In contrast, Ostedgaard et al. have developed a shortened CFTR transgene (CFTR-ΔR) in which biosynthesis, localization, and Cl− channel function of this CFTR-ΔR protein were demonstrated to be the same as wild-type CFTR in airway epithelia. Ostedgaard et al., 2002, Proc. Natl. Acad. Sci. USA 99:3093-3098. In these studies, however, an adenoviral vector, which has a much greater packaging capacity than AAV-based vectors, was employed to transfer the DNA sequence encoding the CFTR-ΔR into the airway epithelial cells. Incorporation of the same CFTR-ΔR expression cassette employed by Ostedgaard et al. into an AAV vector would still impose some packaging limitations. Thus, some truncation of the promoter sequence would still be necessary to achieve efficient rescue of this expression cassette in AAV vectors.

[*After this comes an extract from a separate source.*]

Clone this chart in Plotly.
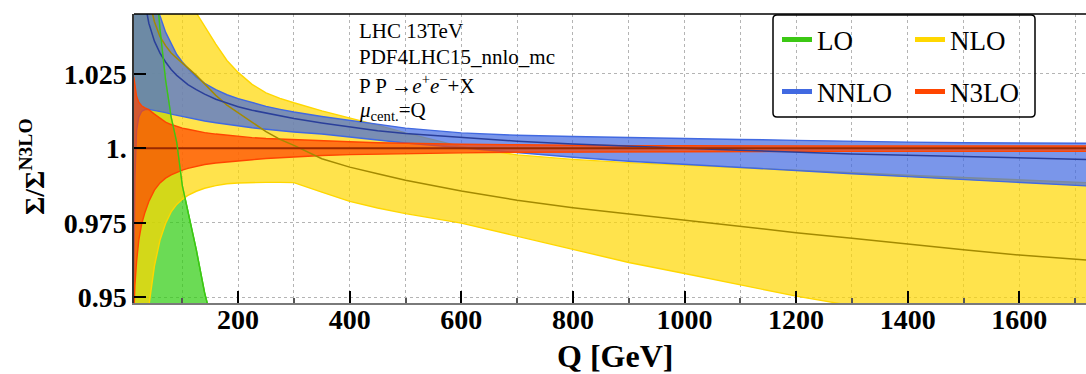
import plotly.graph_objects as go

# ---------------- data ----------------
Q = [13, 15, 18, 22, 27, 33, 40, 50, 60, 70, 80, 90, 100, 110, 125, 140, 160, 180, 200,
     225, 250, 275, 300, 350, 400, 450, 500, 600, 700, 800, 900, 1000, 1100, 1200, 1300,
     1400, 1500, 1600, 1720]

LO_upper = [1.35, 1.32, 1.28, 1.24, 1.20, 1.16, 1.11, 1.062, 1.040, 1.023, 1.0105, 1.002,
            0.9875, 0.979, 0.966, 0.9515, 0.935, 0.922, 0.912, 0.902, 0.894, 0.888, 0.883,
            0.875, 0.869, 0.864, 0.860, 0.853, 0.848, 0.844, 0.841, 0.838, 0.836, 0.834,
            0.832, 0.830, 0.829, 0.828, 0.827]
LO_lower = [0.86, 0.855, 0.85, 0.845, 0.84, 0.835, 0.83, 0.825, 0.82, 0.815, 0.81, 0.806,
            0.802, 0.798, 0.793, 0.788, 0.782, 0.777, 0.772, 0.766, 0.761, 0.757, 0.753,
            0.746, 0.741, 0.737, 0.733, 0.727, 0.722, 0.718, 0.715, 0.712, 0.71, 0.708,
            0.706, 0.704, 0.703, 0.702, 0.701]

NLO_upper = [1.20, 1.18, 1.16, 1.14, 1.125, 1.11, 1.10, 1.085, 1.075, 1.068, 1.062, 1.057,
             1.053, 1.0495, 1.0455, 1.041, 1.035, 1.0295, 1.0255, 1.0215, 1.0186, 1.0168,
             1.0153, 1.0126, 1.0103, 1.0078, 1.0052, 1.0006, 0.9978, 0.9963, 0.9952, 0.9943,
             0.9934, 0.9926, 0.9918, 0.991, 0.9902, 0.9894, 0.9885]
NLO_central = [1.15, 1.13, 1.11, 1.09, 1.075, 1.063, 1.0505, 1.0425, 1.0375, 1.0345, 1.032,
               1.0303, 1.0285, 1.027, 1.0245, 1.0215, 1.0178, 1.0145, 1.012, 1.0088, 1.0056,
               1.003, 1.001, 0.9965, 0.9937, 0.9915, 0.9893, 0.9857, 0.9826, 0.9801, 0.978,
               0.9757, 0.9737, 0.9717, 0.9698, 0.9678, 0.966, 0.9642, 0.9625]
NLO_lower = [0.85, 0.87, 0.89, 0.905, 0.92, 0.935, 0.947, 0.9605, 0.9692, 0.9748, 0.9787,
             0.9812, 0.9829, 0.9842, 0.9856, 0.9866, 0.9875, 0.9881, 0.9884, 0.9886, 0.9886,
             0.9886, 0.9885, 0.9853, 0.9822, 0.98, 0.9781, 0.9749, 0.9705, 0.9661, 0.9617,
             0.958, 0.9542, 0.9504, 0.9472, 0.944, 0.9408, 0.9376, 0.934]

NNLO_upper = [1.12, 1.11, 1.10, 1.09, 1.08, 1.07, 1.06, 1.051, 1.0445, 1.039, 1.035, 1.0315,
              1.029, 1.0268, 1.024, 1.0218, 1.0197, 1.018, 1.0167, 1.0153, 1.0141, 1.0131,
              1.0122, 1.0107, 1.0094, 1.0082, 1.0068, 1.0052, 1.0044, 1.004, 1.0036, 1.0033,
              1.003, 1.0027, 1.0023, 1.0021, 1.0019, 1.0018, 1.0017]
NNLO_central = [1.09, 1.08, 1.07, 1.062, 1.055, 1.049, 1.042, 1.036, 1.032, 1.029, 1.0265,
                1.0245, 1.0228, 1.0214, 1.0197, 1.0182, 1.0165, 1.0152, 1.014, 1.0128, 1.0118,
                1.0108, 1.01, 1.0085, 1.0072, 1.0059, 1.005, 1.0036, 1.0024, 1.0015, 1.0007,
                1.0, 0.9994, 0.9987, 0.9981, 0.9977, 0.9972, 0.9968, 0.9963]
NNLO_lower = [0.955, 0.99, 1.006, 1.0105, 1.0124, 1.013, 1.0131, 1.0128, 1.0124, 1.012, 1.0115,
              1.0111, 1.0107, 1.0103, 1.0097, 1.0092, 1.0086, 1.008, 1.0075, 1.0069, 1.0064,
              1.0059, 1.0055, 1.0048, 1.0038, 1.0028, 1.0018, 1.0002, 0.9986, 0.997, 0.9957,
              0.9946, 0.9935, 0.9925, 0.9915, 0.9905, 0.9895, 0.9885, 0.9874]

N3LO_upper = [1.024, 1.021, 1.0175, 1.0155, 1.0143, 1.0136, 1.013, 1.0115, 1.01, 1.0088, 1.008,
              1.0073, 1.0068, 1.0064, 1.0058, 1.0053, 1.0048, 1.0044, 1.004, 1.0036, 1.0033,
              1.0031, 1.0028, 1.0025, 1.0022, 1.0019, 1.0017, 1.0014, 1.0012, 1.001, 1.0009,
              1.0009, 1.0008, 1.0008, 1.0008, 1.0008, 1.0008, 1.0008, 1.0008]
N3LO_central = [1.0, 1.0, 1.0, 1.0, 1.0, 1.0, 1.0, 1.0, 1.0, 1.0, 1.0, 1.0, 1.0, 1.0, 1.0, 1.0,
                1.0, 1.0, 1.0, 1.0, 1.0, 1.0, 1.0, 1.0, 1.0, 1.0, 1.0, 1.0, 1.0, 1.0, 1.0, 1.0,
                1.0, 1.0, 1.0, 1.0, 1.0, 1.0, 1.0]
N3LO_lower = [0.944, 0.954, 0.962, 0.9692, 0.9745, 0.9785, 0.9822, 0.986, 0.9884, 0.99, 0.9911,
              0.992, 0.9927, 0.9933, 0.994, 0.9946, 0.9951, 0.9955, 0.9958, 0.9962, 0.9966,
              0.9969, 0.9972, 0.9976, 0.9979, 0.9981, 0.9983, 0.9985, 0.9987, 0.9988, 0.9989,
              0.9989, 0.999, 0.999, 0.999, 0.999, 0.999, 0.999, 0.999]

x_ticks = [200, 400, 600, 800, 1000, 1200, 1400, 1600]
y_ticks = [0.95, 0.975, 1.0, 1.025]
y_ticktext = ["0.95", "0.975", "1.", "1.025"]

info_lines = ["LHC 13TeV", "PDF4LHC15_nnlo_mc",
              "P P →<i>e</i><sup>+</sup><i>e</i><sup>−</sup>+X",
              "<i>μ</i><sub>cent.</sub>=Q"]

# ---------------- figure ----------------
SERIF = "Liberation Serif"
W, H = 1086, 374
ML, MR, MT, MB = 134, 0, 14, 71
PW, PH = W - ML - MR, H - MT - MB


def px(x):
    return (x - ML) / PW


def py(y):
    return (H - MB - y) / PH


fig = go.Figure()


def band(lower, upper, edge, fill):
    fig.add_trace(go.Scatter(x=Q, y=lower, mode="lines", line=dict(color=edge, width=1.4),
                             showlegend=False, hoverinfo="skip"))
    fig.add_trace(go.Scatter(x=Q, y=upper, mode="lines", fill="tonexty", fillcolor=fill,
                             line=dict(color=edge, width=1.4), showlegend=False,
                             hoverinfo="skip"))


def line(vals, color, width=1.5):
    fig.add_trace(go.Scatter(x=Q, y=vals, mode="lines", line=dict(color=color, width=width),
                             showlegend=False, hoverinfo="skip"))


band(LO_lower, LO_upper, "#3cc814", "rgba(50,205,20,0.72)")
band(NLO_lower, NLO_upper, "#ffd700", "rgba(255,215,0,0.70)")
band(NNLO_lower, NNLO_upper, "#4169e1", "rgba(65,105,225,0.70)")
band(N3LO_lower, N3LO_upper, "#ff4500", "rgba(255,69,0,0.70)")
# central lines and LO edge on top of the fills
line(NLO_central, "#a48a00")
line(NNLO_central, "#2a3f9a")
line(N3LO_central, "#9a2a00", 2)
line(LO_upper, "#3cc814", 1.4)

# legend entries
leg = [("LO", "#3cc814", "legend"), ("NLO", "#ffd700", "legend"),
       ("NNLO", "#4169e1", "legend2"), ("N3LO", "#ff4500", "legend2")]
for name, col, lg in leg:
    fig.add_trace(go.Scatter(x=[None], y=[None], mode="lines", name=name,
                             line=dict(color=col, width=5), legend=lg))

legend_common = dict(orientation="h", xanchor="left", yanchor="top", traceorder="normal",
                     font=dict(family=SERIF, size=27, color="black"),
                     bgcolor="rgba(0,0,0,0)", borderwidth=0,
                     entrywidth=88, entrywidthmode="pixels", itemclick=False)

annotations = []
line_y = [31, 57, 84, 111]
for t, yy in zip(info_lines, line_y):
    annotations.append(dict(text=t, x=px(357), y=py(yy), xref="paper", yref="paper",
                            xanchor="left", yanchor="middle", showarrow=False,
                            font=dict(family=SERIF, size=21, color="black")))
annotations.append(dict(text="Σ/Σ<sup>N3LO</sup>", x=px(32), y=py(167), xref="paper",
                        yref="paper", xanchor="center", yanchor="middle", textangle=-90,
                        showarrow=False,
                        font=dict(family=SERIF, size=28, color="black", weight="bold")))
annotations.append(dict(text="Q [GeV]", x=px(615), y=py(356), xref="paper", yref="paper",
                        xanchor="center", yanchor="middle", showarrow=False,
                        font=dict(family=SERIF, size=32, color="black", weight="bold")))

# legend box with rounded corners (paper coords)
x0, x1, y0, y1 = px(773), px(1035), py(117), py(15)
rx, ry = 4 / PW, 4 / PH
box = (f"M{x0+rx},{y0} L{x1-rx},{y0} Q{x1},{y0} {x1},{y0+ry} L{x1},{y1-ry} "
       f"Q{x1},{y1} {x1-rx},{y1} L{x0+rx},{y1} Q{x0},{y1} {x0},{y1-ry} L{x0},{y0+ry} "
       f"Q{x0},{y0} {x0+rx},{y0} Z")

shapes = [
    dict(type="path", path=box, xref="paper", yref="paper",
         line=dict(color="black", width=1.5), layer="above"),
    dict(type="line", x0=0, x1=1, y0=1, y1=1, xref="paper", yref="paper",
         line=dict(color="black", width=1.5), layer="above"),
]

grid = dict(gridcolor="#b4b4b4", griddash="dot", gridwidth=1)

fig.update_layout(
    width=W, height=H,
    margin=dict(l=ML, r=MR, t=MT, b=MB, pad=0),
    paper_bgcolor="white", plot_bgcolor="white",
    showlegend=True,
    legend=dict(x=px(777), y=py(15.5), **legend_common),
    legend2=dict(x=px(777), y=py(67.5), **legend_common),
    annotations=annotations,
    shapes=shapes,
    xaxis=dict(range=[13.4, 1719.5], tickvals=x_ticks, ticks="inside", ticklen=12,
               tickwidth=1.5, tickcolor="black", showline=True, linecolor="#7a7a7a",
               linewidth=2, zeroline=False, showgrid=True, ticklabelstandoff=-10, **grid,
               minor=dict(dtick=100, tick0=0, showgrid=True, ticks="inside", ticklen=5,
                          tickcolor="#555", **grid),
               tickfont=dict(family=SERIF, size=28, color="black", weight="bold")),
    yaxis=dict(range=[0.9481, 1.0451], tickvals=y_ticks, ticktext=y_ticktext,
               ticks="inside", ticklen=12, tickwidth=1.5, tickcolor="black",
               showline=True, linecolor="#333", linewidth=1.5, zeroline=False,
               showgrid=True, **grid,
               tickfont=dict(family=SERIF, size=28, color="black", weight="bold")),
)

fig.write_html("out.html")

The cytomegalovirus immediate early (CMVie) enhancer-promoter is one of the most widely-employed promoters in gene transfer vectors. See Stinski, 1999, In Gene Expression Systems: Using Nature for the Art of Expression. Academic Press, New York. 1999. pp. 211-233. The CMVie enhancer-promoter directs expression in many different cell types, generates higher levels of expression than most other enhancer-promoters, and functions in many viral and non-viral vectors. For example, in the airway epithelial lines ELM and CFT1, the CMVie enhancer-promoter generated much greater expression of a reporter gene than promoters of a housekeeping gene (ubiquitin B), a cytokine gene (interleukin 8), a signaling ligand gene (nitric oxide synthase; NOS), the tissue-specific genes MUC1, CC10 and SPC, or another viral promoter (adenovirus E1a). Yew et al., 1997, Human Gene Therapy 8:575-584. Importantly, this relative expression pattern also was observed in vivo in mouse lung, and CMVie enhancer-promoter drives CFTR expression and corrects the CF Cl− transport defect in cultured airway cell lines (JME/CF15) and primary cultures of differentiated airway epithelia. See Ostedgaard et al, 2002, Proc. Natl. Acad. Sci. USA 99:3093-3098; Jiang et al., 1996, Am. J. Physiol. 271:L527-L537. Forms of the CMVie enhancer truncated at nt −348 or nt −222 were observed to retain some activity. Stinski and Roehr, 1985, J. Virol. 55:431-441.